Brazil is the world's fifth largest country, in terms both of population and territorial area. Its diverse, ethnically mixed population comprises Indians, African Brazilians and Europeans, and also contains some of the world's greatest natural wonders, including the Amazon Basin and the Pantanal. Most of the population is concentrated in the south-eastern corner, around São Paulo and Rio de Janeiro. There are a total of 26 states and one federal district (Brasilia).
The library and the librarian have an important and varied role in Brazilian society, which reflects the fact that it is both a fast-developing economy and one where there are pockets of extreme poverty. The librarian plays a crucial role in encouraging reading and developing information literacy, and helps both those at the forefront of research and those struggling with social disadvantage.
During Brazil's colonial period under Portuguese rule (1500-1822), the printing of books and periodicals was strictly forbidden, and any attempts to establish a free press were crushed because reading and printed material were seen as threats to the Portuguese Government. This was hardly an atmosphere conducive to the development of libraries.
As Brazil emerged from its repressive colonial past, the book and the printed word became powerful icons of progress and liberation.
The printing of books only began in 1808, when the Portuguese royal family, on the run from Napoleon, established court in Rio de Janeiro, bringing with them their own printing press.
Prior to this, the only libraries that were tolerated were monastic ones, because of the power of the Church, which was the country's main educator. Public libraries were established in the nineteenth century, the first one being built in Salvador in Bahia in 1811 as the result of a wealthy benefactor.

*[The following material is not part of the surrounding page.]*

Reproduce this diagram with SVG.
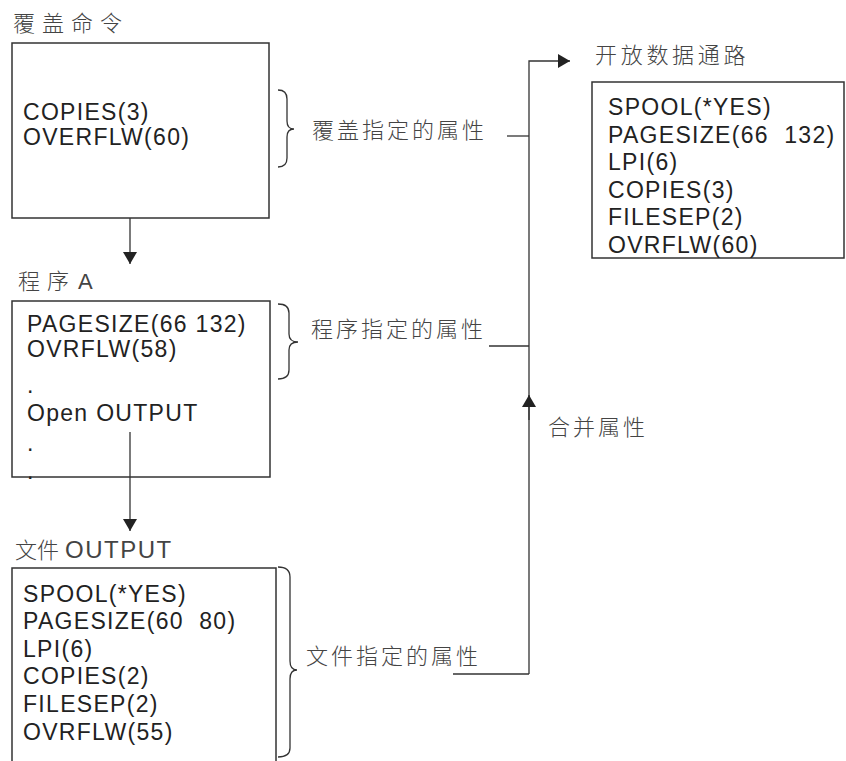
<svg xmlns="http://www.w3.org/2000/svg" width="846" height="761" viewBox="0 0 846 761">
  <style>
    .box { fill: #fff; stroke: #333; stroke-width: 1.5; }
    .attr { font-family: "Liberation Sans", Arial, "Noto Sans CJK SC", sans-serif; font-size: 23px; letter-spacing: 1.3px; fill: #222; white-space: pre; }
    .title { font-family: "Liberation Sans", "Noto Sans CJK SC", sans-serif; font-size: 22px; fill: #444; font-weight: 300; letter-spacing: 7px; }
    .label { font-family: "Noto Sans CJK SC", sans-serif; font-size: 22px; fill: #444; font-weight: 300; letter-spacing: 3px; }
    .wire { fill: none; stroke: #333; stroke-width: 1.3; }
    .brace { fill: none; stroke: #333; stroke-width: 1.3; }
  </style>
  <defs>
    <marker id="head" markerUnits="userSpaceOnUse" markerWidth="14" markerHeight="15" refX="13" refY="7.5" orient="auto">
      <path d="M1,0.5 L13,7.5 L1,14.5 Z" fill="#222"/>
    </marker>
  </defs>

  <rect width="846" height="761" fill="#fff"/>

  <!-- Override command -->
  <g id="override-cmd">
    <text class="title" x="13" y="31">覆盖命令</text>
    <rect class="box" x="12" y="43" width="257" height="175"/>
    <text class="attr" x="23" y="120">COPIES(3)</text>
    <text class="attr" x="23" y="145">OVERFLW(60)</text>
  </g>

  <!-- Program A -->
  <g id="program-a">
    <text class="title" x="18" y="289">程序<tspan x="78">A</tspan></text>
    <rect class="box" x="12" y="301" width="258" height="176"/>
    <text class="attr" x="27" y="332">PAGESIZE(66 132)</text>
    <text class="attr" x="27" y="357">OVRFLW(58)</text>
    <text class="attr" x="27" y="393">.</text>
    <text class="attr" x="27" y="421">Open OUTPUT</text>
    <text class="attr" x="27" y="451">.</text>
    <text class="attr" x="27" y="479">.</text>
  </g>

  <!-- File OUTPUT -->
  <g id="file-output">
    <text class="title" x="15" y="558" style="letter-spacing:0">文件<tspan x="65" style="font-size:24px;letter-spacing:1.5px">OUTPUT</tspan></text>
    <rect class="box" x="12" y="568" width="264" height="210"/>
    <text class="attr" x="23" y="602">SPOOL(*YES)</text>
    <text class="attr" x="23" y="629" xml:space="preserve">PAGESIZE(60  80)</text>
    <text class="attr" x="23" y="657">LPI(6)</text>
    <text class="attr" x="23" y="684">COPIES(2)</text>
    <text class="attr" x="23" y="712">FILESEP(2)</text>
    <text class="attr" x="23" y="740">OVRFLW(55)</text>
  </g>

  <!-- Open data path -->
  <g id="open-data-path">
    <text class="title" x="595" y="63" style="letter-spacing:3.7px">开放数据通路</text>
    <rect class="box" x="592" y="82" width="252" height="176"/>
    <text class="attr" x="608" y="115">SPOOL(*YES)</text>
    <text class="attr" x="608" y="143" xml:space="preserve">PAGESIZE(66  132)</text>
    <text class="attr" x="608" y="170">LPI(6)</text>
    <text class="attr" x="608" y="198">COPIES(3)</text>
    <text class="attr" x="608" y="225">FILESEP(2)</text>
    <text class="attr" x="608" y="253">OVRFLW(60)</text>
  </g>

  <!-- Attribute groups: braces and labels -->
  <g id="override-attrs">
    <path class="brace" d="M278,90 Q287,90 287,99 V121 Q287,129 294,129 Q287,129 287,137 V158 Q287,167 278,167"/>
    <text class="label" x="312" y="138">覆盖指定的属性</text>
  </g>
  <g id="program-attrs">
    <path class="brace" d="M278,304 Q289,304 289,313 V334 Q289,342 298,342 Q289,342 289,350 V370 Q289,379 278,379"/>
    <text class="label" x="311" y="337">程序指定的属性</text>
  </g>
  <g id="file-attrs">
    <path class="brace" d="M278,567 Q290,567 290,577 V661 Q290,670 297,670 Q290,670 290,679 V748 Q290,757 278,757"/>
    <text class="label" x="306" y="664">文件指定的属性</text>
  </g>
  <g id="merge-label">
    <text class="label" x="548" y="435">合并属性</text>
  </g>

  <!-- Connectors -->
  <g id="connectors">
    <path class="wire" d="M130,218 V264" marker-end="url(#head)"/>
    <path class="wire" d="M130,432 V531" marker-end="url(#head)"/>
    <path class="wire" d="M529,674 V61 H570" marker-end="url(#head)"/>
    <path class="wire" d="M507,136 H529"/>
    <path class="wire" d="M489,346 H529"/>
    <path class="wire" d="M453,674 H529"/>
    <path class="wire" d="M529,420 V395" marker-end="url(#head)"/>
  </g>
</svg>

Higher education, probably for similar reasons, was also slow to get off the ground: most of Brazil's 2,000 universities are less than 100 years old. These are both public and private: most public universities are federal, but a few are run by states. Public universities are heavily supported by the Government, and tend to be better and more research oriented than the private ones.
Brazil's geography, with a vast area of land (some of which is scarcely inhabited), also inhibits an even distribution of resources. There is a fairly large digital divide, and a wide gap between the educated elite on the one hand, and the educationally and economically disadvantaged on the other. National systems are difficult to coordinate, simply because of the vastness of the country, and this has affected the development of a good public library system.
The International Federation of Library Associations (IFLA) sees libraries as places where people can have freedom of expression and access to information (Raseroka, 2003, quoted in de Munster, 2005). There is also a consciousness of the library's important role in a knowledge society, and of the need for the librarian to be a "social actor" (Belluzzo and Rosetto, 2007).
According to 2007 figures (Belluzzo and Rosetto, 2007), there are almost 20,000 librarians enrolled in the Regional Council of Librarianship. Of these, the majority work in academic and specialist libraries. Those working in school and public libraries are employed on lower salaries and presumably have lower status. There are also a number of governmental libraries, which have a very high reputation.
Perhaps because of its bookless past, the Brazilian Government is particularly keen to promote both reading and information literacy. The former is encouraged through programmes such as the PNLL (Plano Nacional do Livro e Leitura – or the National Plan of Books and Reading) which is a highly influential series of programmes to encourage reading and library use, promoted at every level of society, particularly where literacy levels are low.
The Government also sees information and knowledge as the basis for sustainable growth (Jorente, 2008). The Information Society Program (also known as the "Green Book") launched in 2000 focuses on creating an effective climate for science and technology, and seeks to broaden access to information and communications technology (ICT) through all levels of society.
At present, Internet connectivity in Brazil stands at 34 per cent, which is less than Argentina or Chile, where about half the population is connected. Problems with access may be due to lack of broadband, but they are also economic (people cannot afford computers and network access) and technical (people don't understand how to use computers or access information).
Brazil's National Library (www.bn.br), affiliated to the Ministry of Culture is one of the largest libraries in the world, it is also the largest in Latin America.
Like national libraries elsewhere, it is responsible for bibliographic deposits – 3,000 monographs and 5,000 periodical publications per month, according to its annual report (see Confederation of Directors of National Libraries, 2009). However, it is also responsible for implementing national policy related to books and reading, including the National System of Public Libraries.
Its collection, estimated at nine million items, includes part of the legacy of the Royal Library of Portugal. It also has a large digital library (Brazil National Digital Library – http://bndigital.bn.br/) which was founded in 2006 and currently holds approximately 18,000 scanned images. There is also a link to Brazil's e-government service (www.e.gov.br/).
The majority of websites referred to in this article are in Portuguese, and were consulted using Google Translate.